I think this works, though be aware that some finish-place numbers appear to have dropped out of the listing, and that a number of runners completed the course with exactly the same time, earning them duplicated finish numbers. But I don’t think those loose ends compromise the results, which I think are pretty good and presage an interesting series of gender-driven breakouts.

Anyway, it seems to me a Part 3 is called for in this discussion, or at least I’m calling for it. Two concluding points, here, then:  This post’s second screen shot, the one portraying the pivot-tabled Hour, Minute, and Second groupings, pictures an odd chronological datum:

See that 2 AM? In fact, the London Marathon workbook’s Half and Finish Time numbers all seem to record themselves in AM terms, and that’s really and clearly not what we want. Wilson Kipsang’s  2:04:44 hardly means to be understood as a middle-of-the-night four minutes after two, even as it is formatted as such. And it turns out that ridding the numbers of their AM/PM tags is a rather sticky wicket. (See, for example, this discussion.) Just be advised.

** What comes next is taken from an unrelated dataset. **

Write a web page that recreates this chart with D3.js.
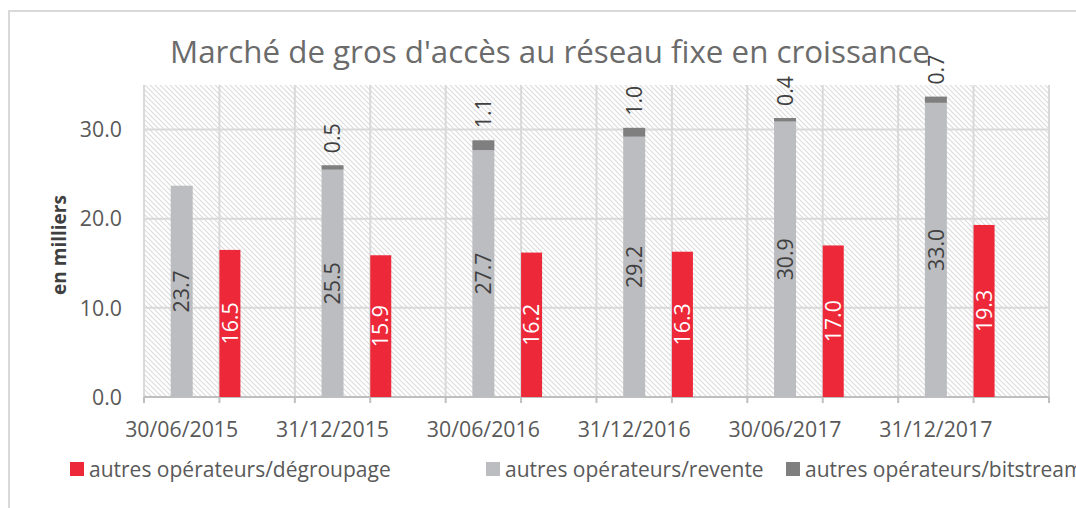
<!DOCTYPE html>
<html><head><meta charset="utf-8">
<script src="https://cdn.jsdelivr.net/npm/d3@7"></script>
<style>html,body{margin:0;padding:0;background:#fff;} svg{display:block;font-family:"Open Sans",sans-serif;}</style>
</head><body>
<script>
const dates = ["30/06/2015","31/12/2015","30/06/2016","31/12/2016","30/06/2017","31/12/2017"];
const revente = [23.7, 25.5, 27.7, 29.2, 30.9, 33.0];
const bitstream = [0, 0.5, 1.1, 1.0, 0.4, 0.7];
const degroupage = [16.5, 15.9, 16.2, 16.3, 17.0, 19.3];
const yTicks = [0, 10, 20, 30];
const seriesNames = ["autres opérateurs/dégroupage","autres opérateurs/revente","autres opérateurs/bitstream"];
const colors = {deg:"#ed2839", rev:"#bcbdc0", bit:"#7f7f7f"};

const W=1076,H=508;
const svg=d3.select("body").append("svg").attr("width",W).attr("height",H);
svg.append("rect").attr("width",W).attr("height",H).attr("fill","#fff");
svg.append("path").attr("d",`M9,${H} L9,11 L${W},11`).attr("fill","none").attr("stroke","#d9d9d9").attr("stroke-width",2);

const defs=svg.append("defs");
const pat=defs.append("pattern").attr("id","hatch").attr("patternUnits","userSpaceOnUse").attr("width",5).attr("height",5);
pat.append("rect").attr("width",5).attr("height",5).attr("fill","#fff");
pat.append("path").attr("d","M-1,-1 L6,6 M-1,4 L1,6 M4,-1 L6,1").attr("stroke","#dcdcdc").attr("stroke-width",1.1);

const x0=144,x1=1049,yTop=85,yBot=397;
const slots=d3.range(dates.length*2);
const x=d3.scaleBand().domain(slots).range([x0,x1]).padding(0);
const y=d3.scaleLinear().domain([0,35]).range([yBot,yTop]);
const bw=x.bandwidth();
const barW=22;

svg.append("rect").attr("x",x0).attr("y",yTop).attr("width",x1-x0).attr("height",yBot-yTop).attr("fill","url(#hatch)");

// gridlines
svg.append("g").selectAll("line").data(yTicks.filter(d=>d>0)).join("line")
  .attr("x1",x0).attr("x2",x1).attr("y1",d=>y(d)).attr("y2",d=>y(d)).attr("stroke","#d9d9d9").attr("stroke-width",2);
const bounds=slots.map(s=>x(s)).concat([x1]);
svg.append("g").selectAll("line").data(bounds).join("line")
  .attr("x1",d=>d).attr("x2",d=>d).attr("y1",yTop).attr("y2",yBot).attr("stroke","#d9d9d9").attr("stroke-width",2);

// x axis
const xa=svg.append("g");
xa.append("line").attr("x1",x0).attr("x2",x1).attr("y1",yBot).attr("y2",yBot).attr("stroke","#bfbfbf").attr("stroke-width",2);
xa.selectAll("line.t").data(bounds).join("line").attr("class","t")
  .attr("x1",d=>d).attr("x2",d=>d).attr("y1",yBot).attr("y2",yBot+6).attr("stroke","#bfbfbf").attr("stroke-width",2);
xa.selectAll("text").data(dates).join("text")
  .attr("x",(d,i)=>x(2*i)+bw/2).attr("y",437).attr("text-anchor","middle")
  .attr("font-size",21.3).attr("fill","#595959").text(d=>d);

// y axis labels
svg.append("g").selectAll("text").data(yTicks).join("text")
  .attr("x",122).attr("y",d=>y(d)).attr("dy","0.36em").attr("text-anchor","end")
  .attr("font-size",21.3).attr("fill","#595959").text(d=>d3.format(".1f")(d));
svg.append("text").attr("transform","translate(66,245) rotate(-90)").attr("text-anchor","middle")
  .attr("font-size",19).attr("font-weight","bold").attr("fill","#404040").text("en milliers");

// bars
const g=svg.append("g");
dates.forEach((d,i)=>{
  const cx=x(2*i)+bw/2;
  g.append("rect").attr("x",cx-barW/2).attr("width",barW).attr("y",y(revente[i])).attr("height",y(0)-y(revente[i])).attr("fill",colors.rev);
  if(bitstream[i]>0){
    g.append("rect").attr("x",cx-barW/2).attr("width",barW).attr("y",y(revente[i]+bitstream[i])).attr("height",y(revente[i])-y(revente[i]+bitstream[i])).attr("fill",colors.bit);
    g.append("text").attr("transform",`translate(${cx},${y(revente[i]+bitstream[i])-12}) rotate(-90)`)
      .attr("dy","0.36em").attr("font-size",21.3).attr("fill","#404040").text(d3.format(".1f")(bitstream[i]));
  }
  g.append("text").attr("transform",`translate(${cx},${(y(0)+y(revente[i]))/2}) rotate(-90)`)
    .attr("text-anchor","middle").attr("dy","0.36em").attr("font-size",21.3).attr("fill","#404040").text(d3.format(".1f")(revente[i]));
  const rx=x(2*i+1);
  g.append("rect").attr("x",rx).attr("width",21).attr("y",y(degroupage[i])).attr("height",y(0)-y(degroupage[i])).attr("fill",colors.deg);
  g.append("text").attr("transform",`translate(${rx+10.5},${(y(0)+y(degroupage[i]))/2}) rotate(-90)`)
    .attr("text-anchor","middle").attr("dy","0.36em").attr("font-size",21.3).attr("fill","#fff").text(d3.format(".1f")(degroupage[i]));
});

// title
svg.append("text").attr("x",550).attr("y",63).attr("text-anchor","middle").attr("font-size",31.3)
  .attr("fill","#6b6b6b").text("Marché de gros d'accès au réseau fixe en croissance");

// legend
const leg=[{n:seriesNames[0],c:colors.deg,x:70},{n:seriesNames[1],c:colors.rev,x:486},{n:seriesNames[2],c:colors.bit,x:786}];
const lg=svg.append("g").selectAll("g").data(leg).join("g").attr("transform",d=>`translate(${d.x},462)`);
lg.append("rect").attr("width",14).attr("height",14).attr("fill",d=>d.c);
lg.append("text").attr("x",19).attr("y",7).attr("dy","0.36em").attr("font-size",21).attr("fill","#595959").text(d=>d.n);
</script>
</body></html>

And the other point is this: click on that 2 AM, for example, and type something – anything – else in its cell. That something else suddenly overwrites the data, a bit of pre-emption that is, if I may be so colloquial, fairly mind-blowing. Try it; whip up a pivot table flowing from any data source and type into a Row Label cell. Your text takes over – and I thought you couldn’t do that, and I can’t explain it, at least not yet.

I need to think about it. Or is this something everyone knew all along?